## What you have to do:
Copy every line with the string "this" in it.

(Code that draws figures)
• • •

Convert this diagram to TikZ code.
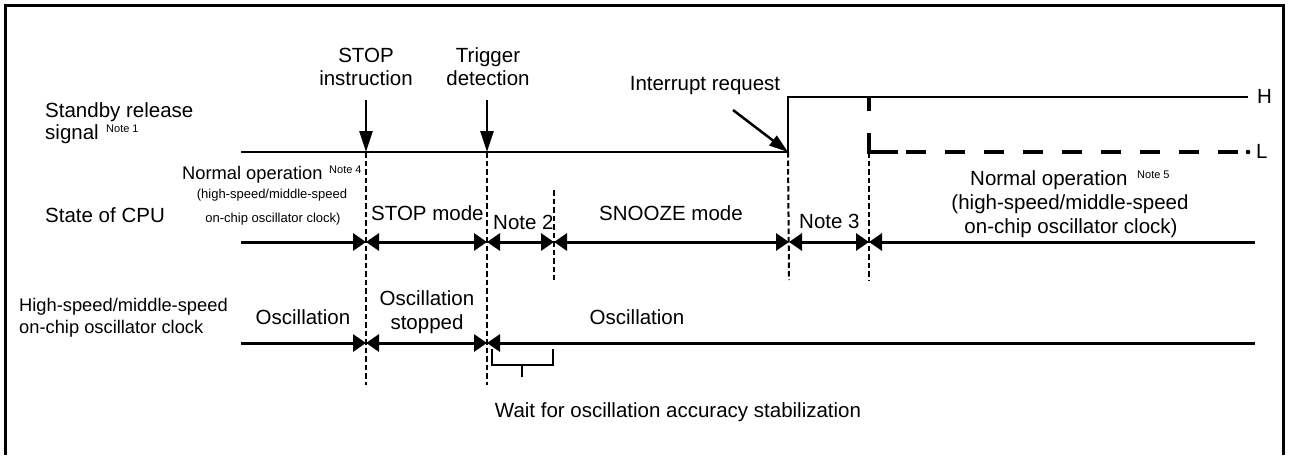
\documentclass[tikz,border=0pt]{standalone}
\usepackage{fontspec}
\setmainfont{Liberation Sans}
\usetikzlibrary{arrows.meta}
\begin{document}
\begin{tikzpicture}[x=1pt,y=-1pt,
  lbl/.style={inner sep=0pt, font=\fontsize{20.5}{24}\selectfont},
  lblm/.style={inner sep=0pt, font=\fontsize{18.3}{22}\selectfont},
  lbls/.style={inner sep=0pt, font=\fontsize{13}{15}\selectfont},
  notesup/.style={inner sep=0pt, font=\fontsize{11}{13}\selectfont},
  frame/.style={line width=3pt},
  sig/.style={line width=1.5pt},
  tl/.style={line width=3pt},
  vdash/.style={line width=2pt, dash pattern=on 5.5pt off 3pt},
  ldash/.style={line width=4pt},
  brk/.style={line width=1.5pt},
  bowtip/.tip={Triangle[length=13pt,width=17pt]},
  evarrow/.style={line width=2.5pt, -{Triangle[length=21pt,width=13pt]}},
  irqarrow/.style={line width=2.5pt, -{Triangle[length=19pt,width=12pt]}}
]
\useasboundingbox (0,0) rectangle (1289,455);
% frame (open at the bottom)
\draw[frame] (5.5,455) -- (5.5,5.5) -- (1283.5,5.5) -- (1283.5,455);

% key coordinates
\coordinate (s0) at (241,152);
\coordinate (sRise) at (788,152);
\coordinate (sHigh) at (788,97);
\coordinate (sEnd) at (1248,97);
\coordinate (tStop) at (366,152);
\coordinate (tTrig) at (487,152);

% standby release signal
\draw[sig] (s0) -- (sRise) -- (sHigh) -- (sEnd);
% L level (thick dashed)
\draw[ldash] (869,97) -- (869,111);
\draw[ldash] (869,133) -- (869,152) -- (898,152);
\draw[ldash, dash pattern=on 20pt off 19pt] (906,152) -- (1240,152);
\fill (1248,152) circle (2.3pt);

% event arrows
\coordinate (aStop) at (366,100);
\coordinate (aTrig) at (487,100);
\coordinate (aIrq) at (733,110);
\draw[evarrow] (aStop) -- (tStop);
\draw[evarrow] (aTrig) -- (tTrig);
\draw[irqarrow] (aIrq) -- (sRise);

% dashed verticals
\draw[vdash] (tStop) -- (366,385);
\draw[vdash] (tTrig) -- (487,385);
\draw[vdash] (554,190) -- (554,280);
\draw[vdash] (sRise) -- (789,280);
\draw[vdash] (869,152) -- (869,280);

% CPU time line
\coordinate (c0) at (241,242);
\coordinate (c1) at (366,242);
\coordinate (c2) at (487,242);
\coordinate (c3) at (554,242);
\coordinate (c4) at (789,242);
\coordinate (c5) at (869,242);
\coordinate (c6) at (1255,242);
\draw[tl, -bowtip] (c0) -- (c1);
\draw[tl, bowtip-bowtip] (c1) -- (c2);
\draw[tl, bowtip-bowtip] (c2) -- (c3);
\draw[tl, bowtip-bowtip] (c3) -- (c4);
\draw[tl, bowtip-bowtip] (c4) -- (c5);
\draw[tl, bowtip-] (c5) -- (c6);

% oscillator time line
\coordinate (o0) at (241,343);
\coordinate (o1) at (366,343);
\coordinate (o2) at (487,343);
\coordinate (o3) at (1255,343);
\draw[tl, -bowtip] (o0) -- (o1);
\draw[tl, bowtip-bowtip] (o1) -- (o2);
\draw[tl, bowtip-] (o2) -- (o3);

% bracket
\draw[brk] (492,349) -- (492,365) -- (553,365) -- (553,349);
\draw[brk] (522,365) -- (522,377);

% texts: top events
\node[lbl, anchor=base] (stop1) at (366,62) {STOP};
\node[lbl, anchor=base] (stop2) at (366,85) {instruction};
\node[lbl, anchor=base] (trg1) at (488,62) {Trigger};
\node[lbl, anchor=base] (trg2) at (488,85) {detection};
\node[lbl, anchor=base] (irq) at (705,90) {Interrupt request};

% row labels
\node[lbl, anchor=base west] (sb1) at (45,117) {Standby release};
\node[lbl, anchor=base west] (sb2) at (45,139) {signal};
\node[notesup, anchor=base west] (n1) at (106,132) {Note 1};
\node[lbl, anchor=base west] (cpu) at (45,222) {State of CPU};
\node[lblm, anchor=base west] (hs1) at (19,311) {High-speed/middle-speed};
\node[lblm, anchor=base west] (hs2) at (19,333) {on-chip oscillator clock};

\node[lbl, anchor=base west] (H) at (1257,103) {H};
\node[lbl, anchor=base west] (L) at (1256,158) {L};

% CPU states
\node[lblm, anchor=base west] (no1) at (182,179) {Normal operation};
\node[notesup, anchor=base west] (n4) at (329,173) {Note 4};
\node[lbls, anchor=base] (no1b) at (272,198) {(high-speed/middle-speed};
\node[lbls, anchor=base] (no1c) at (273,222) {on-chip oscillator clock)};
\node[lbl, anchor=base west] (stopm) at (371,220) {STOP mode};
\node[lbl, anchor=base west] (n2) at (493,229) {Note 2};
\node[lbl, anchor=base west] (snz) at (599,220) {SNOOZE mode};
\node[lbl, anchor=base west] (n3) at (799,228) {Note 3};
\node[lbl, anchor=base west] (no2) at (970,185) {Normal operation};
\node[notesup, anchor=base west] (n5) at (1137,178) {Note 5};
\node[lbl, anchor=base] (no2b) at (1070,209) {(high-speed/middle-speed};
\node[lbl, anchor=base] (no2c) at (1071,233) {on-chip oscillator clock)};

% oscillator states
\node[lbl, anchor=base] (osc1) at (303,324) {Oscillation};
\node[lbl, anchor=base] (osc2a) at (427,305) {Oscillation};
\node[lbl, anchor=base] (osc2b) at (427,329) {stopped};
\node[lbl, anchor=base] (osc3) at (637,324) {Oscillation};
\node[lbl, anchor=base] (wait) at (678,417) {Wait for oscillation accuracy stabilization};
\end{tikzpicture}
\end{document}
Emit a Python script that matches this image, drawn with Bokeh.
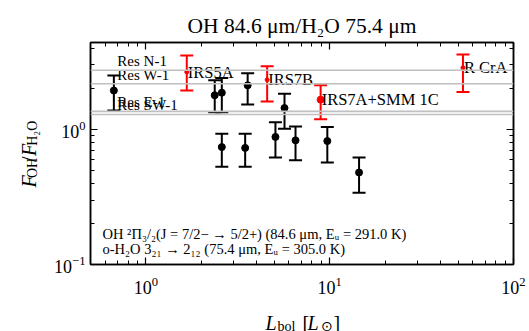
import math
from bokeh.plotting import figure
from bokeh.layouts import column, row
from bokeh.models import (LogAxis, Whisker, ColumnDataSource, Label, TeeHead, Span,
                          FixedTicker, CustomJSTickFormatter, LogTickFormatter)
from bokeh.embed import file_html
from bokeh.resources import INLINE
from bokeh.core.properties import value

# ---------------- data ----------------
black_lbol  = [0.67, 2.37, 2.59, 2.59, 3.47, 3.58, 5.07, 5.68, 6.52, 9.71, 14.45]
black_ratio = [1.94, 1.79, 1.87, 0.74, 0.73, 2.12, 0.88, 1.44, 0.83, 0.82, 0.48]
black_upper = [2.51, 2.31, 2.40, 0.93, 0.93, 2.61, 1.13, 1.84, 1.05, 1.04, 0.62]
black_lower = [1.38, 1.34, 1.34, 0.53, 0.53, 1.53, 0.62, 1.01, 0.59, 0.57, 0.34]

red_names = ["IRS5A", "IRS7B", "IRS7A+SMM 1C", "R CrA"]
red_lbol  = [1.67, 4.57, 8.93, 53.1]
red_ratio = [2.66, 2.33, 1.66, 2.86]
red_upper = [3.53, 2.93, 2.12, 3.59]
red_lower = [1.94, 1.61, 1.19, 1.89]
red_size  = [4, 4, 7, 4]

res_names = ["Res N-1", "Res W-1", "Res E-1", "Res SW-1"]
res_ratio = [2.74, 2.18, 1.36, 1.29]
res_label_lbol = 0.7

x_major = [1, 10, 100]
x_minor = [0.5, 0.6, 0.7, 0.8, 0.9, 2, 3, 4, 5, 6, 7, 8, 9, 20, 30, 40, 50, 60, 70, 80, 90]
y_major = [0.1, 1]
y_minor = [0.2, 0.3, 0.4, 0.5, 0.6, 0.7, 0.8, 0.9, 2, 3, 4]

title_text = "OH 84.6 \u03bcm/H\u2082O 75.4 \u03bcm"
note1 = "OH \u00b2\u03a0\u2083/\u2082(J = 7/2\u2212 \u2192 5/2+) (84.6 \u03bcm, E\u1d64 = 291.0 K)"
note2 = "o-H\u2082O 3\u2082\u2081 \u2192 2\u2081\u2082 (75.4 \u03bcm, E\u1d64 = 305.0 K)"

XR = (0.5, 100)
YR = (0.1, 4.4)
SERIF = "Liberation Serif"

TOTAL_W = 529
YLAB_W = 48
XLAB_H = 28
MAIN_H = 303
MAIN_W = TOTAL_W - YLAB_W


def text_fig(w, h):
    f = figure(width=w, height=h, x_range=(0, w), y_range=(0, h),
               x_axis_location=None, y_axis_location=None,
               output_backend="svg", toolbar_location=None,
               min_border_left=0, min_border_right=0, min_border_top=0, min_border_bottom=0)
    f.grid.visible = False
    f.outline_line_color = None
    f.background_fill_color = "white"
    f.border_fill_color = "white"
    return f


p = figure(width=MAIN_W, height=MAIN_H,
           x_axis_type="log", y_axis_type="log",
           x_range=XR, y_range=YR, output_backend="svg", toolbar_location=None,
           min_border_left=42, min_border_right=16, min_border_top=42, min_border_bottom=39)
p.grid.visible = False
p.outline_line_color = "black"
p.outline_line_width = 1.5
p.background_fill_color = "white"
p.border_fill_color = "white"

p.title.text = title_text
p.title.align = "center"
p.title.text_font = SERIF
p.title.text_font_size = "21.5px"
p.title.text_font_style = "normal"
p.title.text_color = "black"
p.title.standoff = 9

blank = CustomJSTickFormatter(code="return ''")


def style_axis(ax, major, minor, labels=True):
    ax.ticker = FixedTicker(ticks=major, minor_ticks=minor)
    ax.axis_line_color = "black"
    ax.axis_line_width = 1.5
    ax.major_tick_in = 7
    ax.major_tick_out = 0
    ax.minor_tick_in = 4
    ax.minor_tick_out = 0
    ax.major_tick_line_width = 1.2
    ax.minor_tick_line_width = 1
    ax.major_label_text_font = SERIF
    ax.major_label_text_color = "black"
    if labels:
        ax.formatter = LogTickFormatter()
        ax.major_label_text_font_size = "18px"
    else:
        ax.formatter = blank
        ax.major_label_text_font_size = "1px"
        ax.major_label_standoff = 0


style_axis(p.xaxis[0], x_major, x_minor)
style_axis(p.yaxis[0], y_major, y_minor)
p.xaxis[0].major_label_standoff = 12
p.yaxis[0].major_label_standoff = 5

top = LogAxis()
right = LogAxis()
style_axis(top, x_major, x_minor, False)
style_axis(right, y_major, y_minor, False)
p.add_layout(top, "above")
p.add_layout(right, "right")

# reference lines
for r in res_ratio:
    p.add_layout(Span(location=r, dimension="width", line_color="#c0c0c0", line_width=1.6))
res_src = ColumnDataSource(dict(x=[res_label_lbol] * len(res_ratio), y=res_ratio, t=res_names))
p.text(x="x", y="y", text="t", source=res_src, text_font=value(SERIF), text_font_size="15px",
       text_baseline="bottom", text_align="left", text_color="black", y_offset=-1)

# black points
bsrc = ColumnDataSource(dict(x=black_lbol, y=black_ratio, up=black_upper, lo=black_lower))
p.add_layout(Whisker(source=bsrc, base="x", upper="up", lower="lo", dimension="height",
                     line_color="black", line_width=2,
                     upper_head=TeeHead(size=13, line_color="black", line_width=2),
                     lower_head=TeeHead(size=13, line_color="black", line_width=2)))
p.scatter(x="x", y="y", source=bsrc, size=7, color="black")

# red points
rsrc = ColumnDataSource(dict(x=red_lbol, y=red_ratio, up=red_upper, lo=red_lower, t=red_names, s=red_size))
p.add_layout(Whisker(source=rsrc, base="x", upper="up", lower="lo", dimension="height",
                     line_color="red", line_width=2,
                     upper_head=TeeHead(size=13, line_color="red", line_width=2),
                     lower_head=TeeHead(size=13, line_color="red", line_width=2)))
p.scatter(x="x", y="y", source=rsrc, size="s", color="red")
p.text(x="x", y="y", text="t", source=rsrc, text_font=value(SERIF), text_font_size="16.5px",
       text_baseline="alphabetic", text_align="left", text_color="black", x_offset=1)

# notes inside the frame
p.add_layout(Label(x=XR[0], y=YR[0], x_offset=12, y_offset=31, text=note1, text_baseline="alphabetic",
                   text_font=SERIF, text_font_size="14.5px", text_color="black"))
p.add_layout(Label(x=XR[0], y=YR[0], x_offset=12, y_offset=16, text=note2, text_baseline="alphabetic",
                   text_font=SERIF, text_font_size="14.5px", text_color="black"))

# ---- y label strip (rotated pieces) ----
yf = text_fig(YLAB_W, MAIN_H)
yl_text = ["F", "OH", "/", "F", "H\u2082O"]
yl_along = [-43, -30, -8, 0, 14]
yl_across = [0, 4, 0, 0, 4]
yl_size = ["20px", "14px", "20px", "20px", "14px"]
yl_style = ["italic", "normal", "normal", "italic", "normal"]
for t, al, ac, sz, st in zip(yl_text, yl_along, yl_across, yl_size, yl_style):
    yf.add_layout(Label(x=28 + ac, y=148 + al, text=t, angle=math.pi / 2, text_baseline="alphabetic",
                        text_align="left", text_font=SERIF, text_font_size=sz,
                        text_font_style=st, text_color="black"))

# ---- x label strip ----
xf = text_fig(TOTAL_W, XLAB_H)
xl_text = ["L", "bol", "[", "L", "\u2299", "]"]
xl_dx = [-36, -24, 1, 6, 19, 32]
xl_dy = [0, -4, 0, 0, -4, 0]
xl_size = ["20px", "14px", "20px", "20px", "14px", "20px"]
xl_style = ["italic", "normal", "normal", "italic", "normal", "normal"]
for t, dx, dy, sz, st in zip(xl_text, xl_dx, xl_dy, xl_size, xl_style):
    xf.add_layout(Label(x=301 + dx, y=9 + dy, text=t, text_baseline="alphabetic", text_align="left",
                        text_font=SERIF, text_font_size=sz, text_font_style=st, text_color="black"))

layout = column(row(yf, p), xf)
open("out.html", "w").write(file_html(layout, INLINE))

• • •

## The solution:
Convert this diagram to TikZ code.
Emit a Python script that matches this image, drawn with Bokeh.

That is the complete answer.